I have created a webpage that will extract data from a database and and show it as a line chart using streamlit. I recently found out that i can cache the repetitive data using @st.cache_data, but I don't understand what the proper syntax should be in my specific code such that it doesnt throw any errors. Below is the way i have tried to implement it but it is throwing errors related to plotly which has only started to occur after I introduced the st.cache operation to the code so i think it has something to do with the way my code is handling the datafr_creator(). Please assist what should be the proper way to cache a dataframe? I couldn't find other implementations where a for loop is used.

#initialize dataframe
df = pd.DataFrame()

@st.cache_data(ttl=120)
def datafr_creator():
    global df
    for row in supabaseList:
        row["created_at"] = row["created_at"].split(".")[0]
        row["time"] = row["created_at"].split("T")[1]
        row["date"] = row["created_at"].split("T")[0]
        row["DateTime"] = row["created_at"]
        df = df.append(row, ignore_index=True)
    return (df)

datafr_creator()
#creating local list

#Display section
orignal_title = '<h1 style="font-family:Helvetica; color:Black; font-size: 45px; text-align: center">Tridev Water Monitoring System</p>'
st.markdown(orignal_title, unsafe_allow_html=True)
st.text("")
fig = px.area(df, x="DateTime", y="water_level", title='',markers=False)
fig.update_layout(
    title={
        'text': "Water level in %",
        'y':0.9,
        'x':0.5,
        'xanchor': 'center',
        'yanchor': 'top'})
fig.update_layout(yaxis_range = [0,120])
fig.update_layout(xaxis_range = custom_range)

#Add Horizontal line in plotly chart for pump trigger level
fig.add_hline(y=80, line_width=3, line_color="black",
              annotation_text="Pump Start Level",
              annotation_position="top left",
              annotation_font_size=15,
              annotation_font_color="black"
              )

#Final Chart print
st.plotly_chart(fig,use_container_width=True)

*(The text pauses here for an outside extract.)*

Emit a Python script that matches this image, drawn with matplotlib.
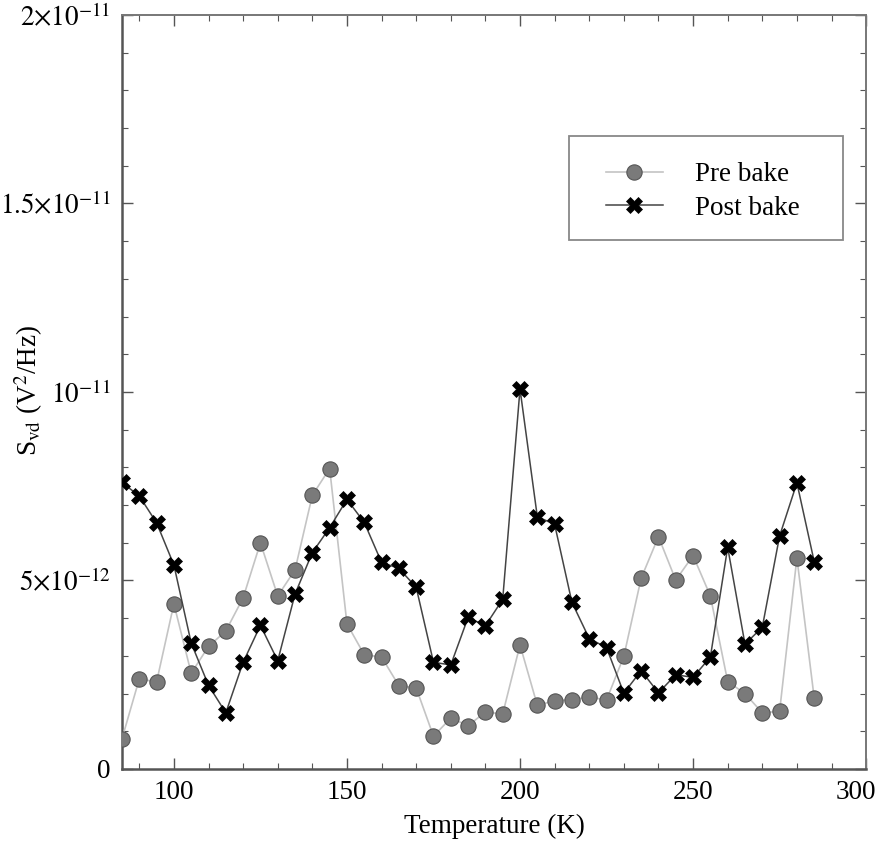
import numpy as np
import matplotlib
matplotlib.use("Agg")
import matplotlib.pyplot as plt
import matplotlib.transforms as mtransforms
from matplotlib.patches import Rectangle
from matplotlib.ticker import FixedLocator, FixedFormatter

plt.rcParams['font.family'] = ['Liberation Serif', 'DejaVu Serif']
plt.rcParams['mathtext.fontset'] = 'stix'

# Temperatura (K)
temperatura = [85, 90, 95, 100, 105, 110, 115, 120, 125, 130, 135, 140, 145, 150,
               155, 160, 165, 170, 175, 180, 185, 190, 195, 200, 205, 210, 215, 220,
               225, 230, 235, 240, 245, 250, 255, 260, 265, 270, 275, 280, 285]

# S_vd em unidades de 1e-12 V^2/Hz
pre_bake = [0.80, 2.39, 2.31, 4.38, 2.54, 3.25, 3.66, 4.54, 6.00, 4.59, 5.28, 7.26,
            7.97, 3.85, 3.03, 2.97, 2.21, 2.15, 0.87, 1.35, 1.15, 1.51, 1.46, 3.29,
            1.69, 1.81, 1.84, 1.91, 1.83, 2.99, 5.06, 6.16, 5.01, 5.66, 4.59, 2.32,
            2.00, 1.49, 1.53, 5.60, 1.88]
post_bake = [7.60, 7.24, 6.53, 5.41, 3.34, 2.22, 1.49, 2.83, 3.81, 2.87, 4.64, 5.74,
             6.40, 7.15, 6.54, 5.48, 5.32, 4.82, 2.83, 2.76, 4.02, 3.80, 4.50, 10.08,
             6.69, 6.49, 4.42, 3.46, 3.22, 2.01, 2.61, 2.02, 2.50, 2.43, 2.97, 5.88,
             3.31, 3.76, 6.18, 7.59, 5.50]

y_ticks = [0, 5e-12, 1e-11, 1.5e-11, 2e-11]
y_tick_labels = ["0", r"$5{\times}10^{-12}$", r"$10^{-11}$",
                 r"$1.5{\times}10^{-11}$", r"$2{\times}10^{-11}$"]
x_ticks = [100, 150, 200, 250, 300]

escala = 1e-12
pre = np.array(pre_bake) * escala
post = np.array(post_bake) * escala

fig = plt.figure(figsize=(8.82, 8.55), dpi=100)
ax = fig.add_axes([0.1383, 0.1006, 0.8437, 0.8819])

ax.plot(temperatura, pre, color='#c4c4c4', linewidth=1.2, marker='o',
        markersize=11, markerfacecolor='#7a7a7a', markeredgecolor='#555555',
        markeredgewidth=0.8, label='Pre bake', zorder=3)
ax.plot(temperatura, post, color='#444444', linewidth=1.1, marker='X',
        markersize=11, markerfacecolor='black', markeredgecolor='black',
        markeredgewidth=0.5, label='Post bake', zorder=4)

ax.set_xlim(85, 300)
ax.set_ylim(0, 2e-11)

ax.xaxis.set_major_locator(FixedLocator(x_ticks))
ax.xaxis.set_minor_locator(FixedLocator(np.arange(90, 300, 10)))
ax.yaxis.set_major_locator(FixedLocator(y_ticks))
ax.yaxis.set_major_formatter(FixedFormatter(y_tick_labels))
ax.yaxis.set_minor_locator(FixedLocator(np.arange(1, 20) * 1e-12))

ax.tick_params(which='both', direction='in', top=True, right=True,
               color='#555555', labelsize=19.5)
ax.tick_params(which='major', length=8, width=1.0, pad=8)
ax.tick_params(which='minor', length=4.5, width=0.8)

for lado in ['left', 'bottom']:
    ax.spines[lado].set_color('#555555')
    ax.spines[lado].set_linewidth(1.8)
for lado in ['top', 'right']:
    ax.spines[lado].set_color('#777777')
    ax.spines[lado].set_linewidth(1.4)

ax.set_xlabel("Temperature (K)", fontsize=19.5, labelpad=6)
ax.set_ylabel(r"S$_{\rm vd}$ (V$^2$/Hz)", fontsize=19.5)
ax.yaxis.set_label_coords(-0.104, 0.502)

# "300" fica dentro da figura, como no original
fig.canvas.draw()
ultimo = ax.get_xticklabels()[-1]
ultimo.set_transform(ultimo.get_transform() +
                     mtransforms.ScaledTranslation(-10 / 100, 0, fig.dpi_scale_trans))

# Legenda sem moldura + moldura desenhada à parte
leg = ax.legend(loc='upper left', bbox_to_anchor=(0.6505, 0.8044), fontsize=19.5,
                frameon=False, handlelength=2.1, handletextpad=1.2, borderpad=0,
                labelspacing=0.3, borderaxespad=0)
ax.add_patch(Rectangle((0.601, 0.702), 0.368, 0.1377, transform=ax.transAxes,
                       facecolor='none', edgecolor='#888888', linewidth=1.3,
                       zorder=5))

fig.savefig("out.png", dpi=100)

It is currently throwing this error:

ValueError: Value of 'x' is not the name of a column in 'data_frame'. Expected one of [] but received: DateTime

I want to cache the dataframe so that on every run the code doesn't have to fetch data from the database, then process it inside the for-loop. All of which is time consuming.


Solution

  • The problem comes from the fact that df does not contain any column named "DateTime" here: fig = px.area(df, x="DateTime", y="water_level", title='',markers=False).

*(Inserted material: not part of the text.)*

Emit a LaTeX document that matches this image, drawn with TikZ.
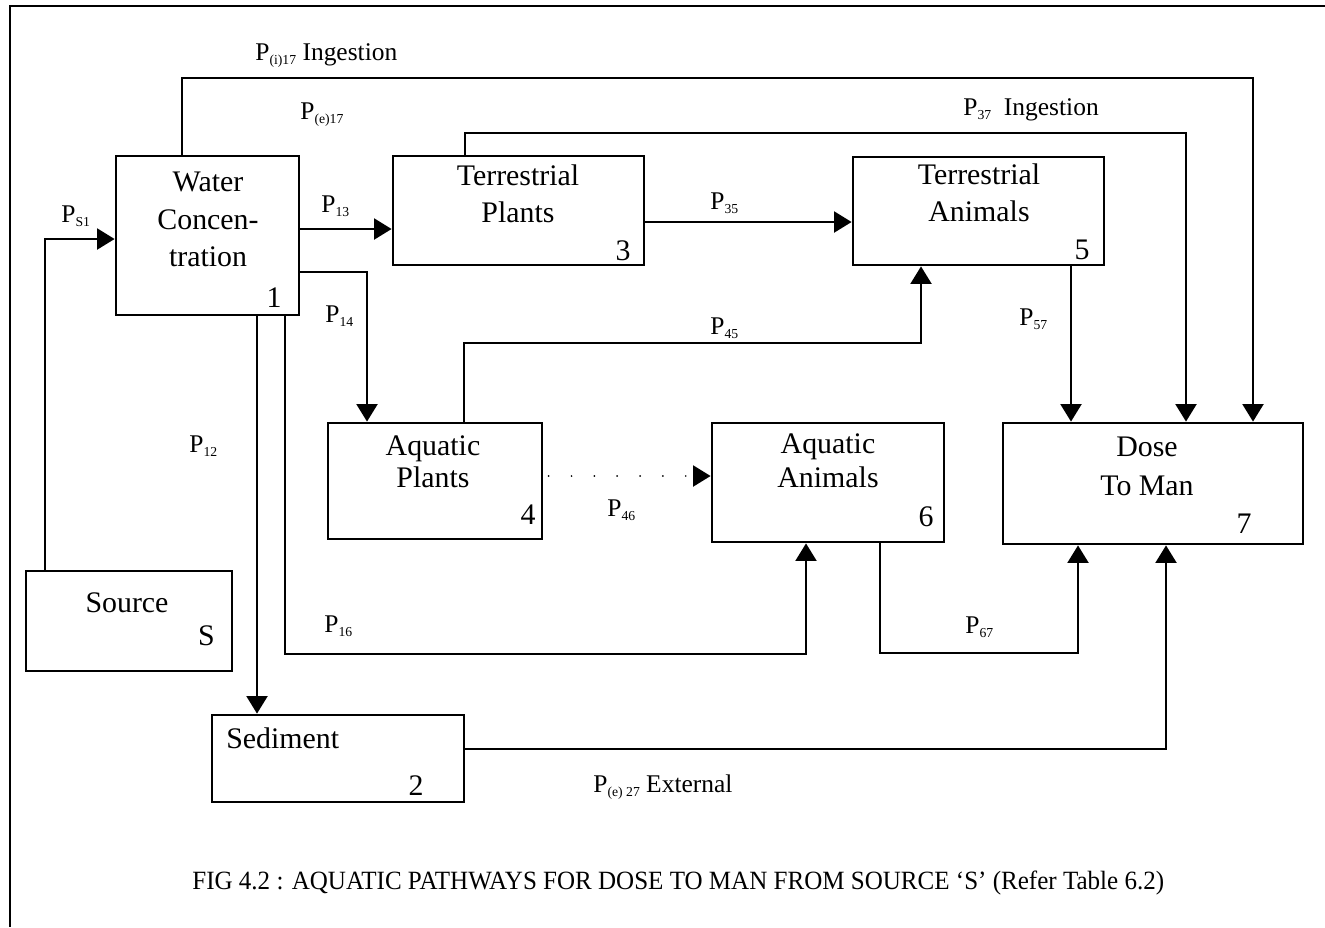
\documentclass[tikz,border=0pt]{standalone}
\usepackage{graphicx}
\usepackage{fontspec}
\setmainfont{Liberation Serif}
\usetikzlibrary{arrows.meta,fit}
\newcommand{\Psub}[1]{P\raisebox{-2.8pt}{\fontsize{7.8}{8}\selectfont #1}}
\tikzset{
  box/.style={draw, line width=1.6pt, inner sep=0pt},
  conn/.style={line width=1.1pt},
  arr/.style={conn, -{Triangle[length=10pt,width=12pt]}},
  dotline/.style={line width=1.1pt, line cap=round, dash pattern=on 0pt off 13pt, -{Triangle[length=10pt,width=12pt]}},
  btext/.style={inner sep=0pt, align=center},
  num/.style={inner sep=0pt, font=\fontsize{17}{20}\selectfont, anchor=base east},
  lab/.style={inner sep=0pt, font=\fontsize{14.5}{16}\selectfont, anchor=base west},
}
\begin{document}
\begin{tikzpicture}[x=0.02cm, y=-0.02cm]
\useasboundingbox (0,0) rectangle (1325,927);
% frame
\draw[line width=1.6pt] (1325,6) -- (10,6) -- (10,927);

% boxes
\node[box, fit={(116,156) (299,315)}] (n1) {};
\node[box, fit={(393,156) (644,265)}] (n3) {};
\node[box, fit={(853,157) (1104,265)}] (n5) {};
\node[box, fit={(328,423) (542,539)}] (n4) {};
\node[box, fit={(712,423) (944,542)}] (n6) {};
\node[box, fit={(1003,423) (1303,544)}] (n7) {};
\node[box, fit={(26,571) (232,671)}] (nS) {};
\node[box, fit={(212,715) (464,802)}] (n2) {};

% box texts
\node[btext, anchor=north, font=\fontsize{17}{21.3}\selectfont] (t1) at (208,172) {Water\\Concen-\\tration};
\node[btext, anchor=north, font=\fontsize{17}{21.5}\selectfont] (t3) at (518,164) {Terrestrial\\Plants};
\node[btext, anchor=north, font=\fontsize{17}{21.5}\selectfont] (t5) at (979,163) {Terrestrial\\Animals};
\node[btext, anchor=north, font=\fontsize{17}{18.5}\selectfont] (t4) at (433,435) {Aquatic\\Plants};
\node[btext, anchor=north, font=\fontsize{17}{19.8}\selectfont] (t6) at (828,433) {Aquatic\\Animals};
\node[btext, anchor=north, font=\fontsize{17}{22}\selectfont] (t7) at (1147,437) {Dose\\To Man};
\node[btext, anchor=base, font=\fontsize{17}{20}\selectfont] (tS) at (127,612) {Source};
\node[btext, anchor=base west, font=\fontsize{17}{20}\selectfont] (t2) at (226,748) {Sediment};

% numbers
\node[num] (m1) at (282,307) {1};
\node[num] (m3) at (631,260) {3};
\node[num] (m5) at (1090,259) {5};
\node[num] (m4) at (536,524) {4};
\node[num] (m6) at (934,526) {6};
\node[num] (m7) at (1252,533) {7};
\node[num] (mS) at (215,645) {S};
\node[num] (m2) at (424,795) {2};

% bend coordinates
\coordinate (kS) at (45,239);
\coordinate (k17a) at (182,78);
\coordinate (k17b) at (1253,78);
\coordinate (k37a) at (465,133);
\coordinate (k37b) at (1186,133);
\coordinate (k13) at (0,229);
\coordinate (k35) at (0,222);
\coordinate (k14) at (367,272);
\coordinate (k12) at (257,0);
\coordinate (k16a) at (285,654);
\coordinate (k16b) at (806,654);
\coordinate (k45a) at (464,343);
\coordinate (k45b) at (921,343);
\coordinate (k46) at (0,476);
\coordinate (k67a) at (880,653);
\coordinate (k67b) at (1078,653);
\coordinate (k57) at (1071,0);
\coordinate (k27) at (1166,749);

% connectors
\draw[arr] (nS.north -| kS) -- (kS) -- (kS -| n1.west);
\draw[arr] (n1.north -| k17a) -- (k17a) -- (k17b) -- (k17b |- n7.north);
\draw[arr] (n3.north -| k37a) -- (k37a) -- (k37b) -- (k37b |- n7.north);
\draw[arr] (n1.east |- k13) -- (n3.west |- k13);
\draw[arr] (n3.east |- k35) -- (n5.west |- k35);
\draw[arr] (n1.east |- k14) -- (k14) -- (k14 |- n4.north);
\draw[arr] (n1.south -| k12) -- (n2.north -| k12);
\draw[arr] (n1.south -| k16a) -- (k16a) -- (k16b) -- (k16b |- n6.south);
\draw[arr] (n4.north -| k45a) -- (k45a) -- (k45b) -- (k45b |- n5.south);
\draw[dotline] ([xshift=3pt]n4.east |- k46) -- (n6.west |- k46);
\draw[arr] (n6.south -| k67a) -- (k67a) -- (k67b) -- (k67b |- n7.south);
\draw[arr] (n5.south -| k57) -- (n7.north -| k57);
\draw[arr] (n2.east |- k27) -- (k27) -- (k27 |- n7.south);

% labels
\node[lab] (lS1) at (61,222) {\Psub{S1}};
\node[lab] (li17) at (255,60) {\Psub{(i)17} Ingestion};
\node[lab] (le17) at (300,119) {\Psub{(e)17}};
\node[lab] (l13) at (321,212) {\Psub{13}};
\node[lab] (l14) at (325,322) {\Psub{14}};
\node[lab] (l35) at (710,209) {\Psub{35}};
\node[lab] (l45) at (710,334) {\Psub{45}};
\node[lab] (l37) at (963,115) {\Psub{37}\ \ Ingestion};
\node[lab] (l57) at (1019,325) {\Psub{57}};
\node[lab] (l12) at (189,452) {\Psub{12}};
\node[lab] (l16) at (324,632) {\Psub{16}};
\node[lab] (l46) at (607,516) {\Psub{46}};
\node[lab] (l67) at (965,633) {\Psub{67}};
\node[lab] (le27) at (593,792) {\Psub{(e) 27} External};

% caption
\node[anchor=base west, inner sep=0pt, font=\fontsize{15}{17}\selectfont] (cap) at (192,889) {\resizebox{19.44cm}{\height}{FIG 4.2 : AQUATIC PATHWAYS FOR DOSE TO MAN FROM SOURCE ‘S’ (Refer Table 6.2)}};
\end{tikzpicture}
\end{document}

    It means that for some reason, your dataframe must be empty.

    Moreover, you shouldn't use global with the cache. It is not necessary. Simply call the datafr_creator function with the cache decorator and then, retrieve its result as shown in the Streamlit docs.

    It gives:

    import pandas as pd
    import streamlit as st
    
    @st.cache_data(ttl=120)
    def datafr_creator():
        df = pd.DataFrame()
        for row in supabaseList:
            row["created_at"] = row["created_at"].split(".")[0]
            row["time"] = row["created_at"].split("T")[1]
            row["date"] = row["created_at"].split("T")[0]
            row["DateTime"] = row["created_at"]
            df = df.append(row, ignore_index=True)
        return df
    
    # Here, it will call datafr_creator and use the cache if the
    # dataframe has already been generated.
    df = datafr_creator()
    
    orignal_title = '<h1 style="font-family:Helvetica; color:Black; font-size: 45px; text-align: center">Tridev Water Monitoring System</p>'
    st.markdown(orignal_title, unsafe_allow_html=True)
    st.text("")
    fig = px.area(df, x="DateTime", y="water_level", title='', markers=False)
    fig.update_layout(
        title={
            'text': "Water level in %",
            'y':0.9,
            'x':0.5,
            'xanchor': 'center',
            'yanchor': 'top'
        }
    )
    fig.update_layout(yaxis_range=[0, 120])
    fig.update_layout(xaxis_range=custom_range)
    
    # Add Horizontal line in plotly chart for pump trigger level
    fig.add_hline(
        y=80, line_width=3, line_color="black",
        annotation_text="Pump Start Level",
        annotation_position="top left",
        annotation_font_size=15,
        annotation_font_color="black"
    )
    
    # Final Chart print
    st.plotly_chart(fig,use_container_width=True)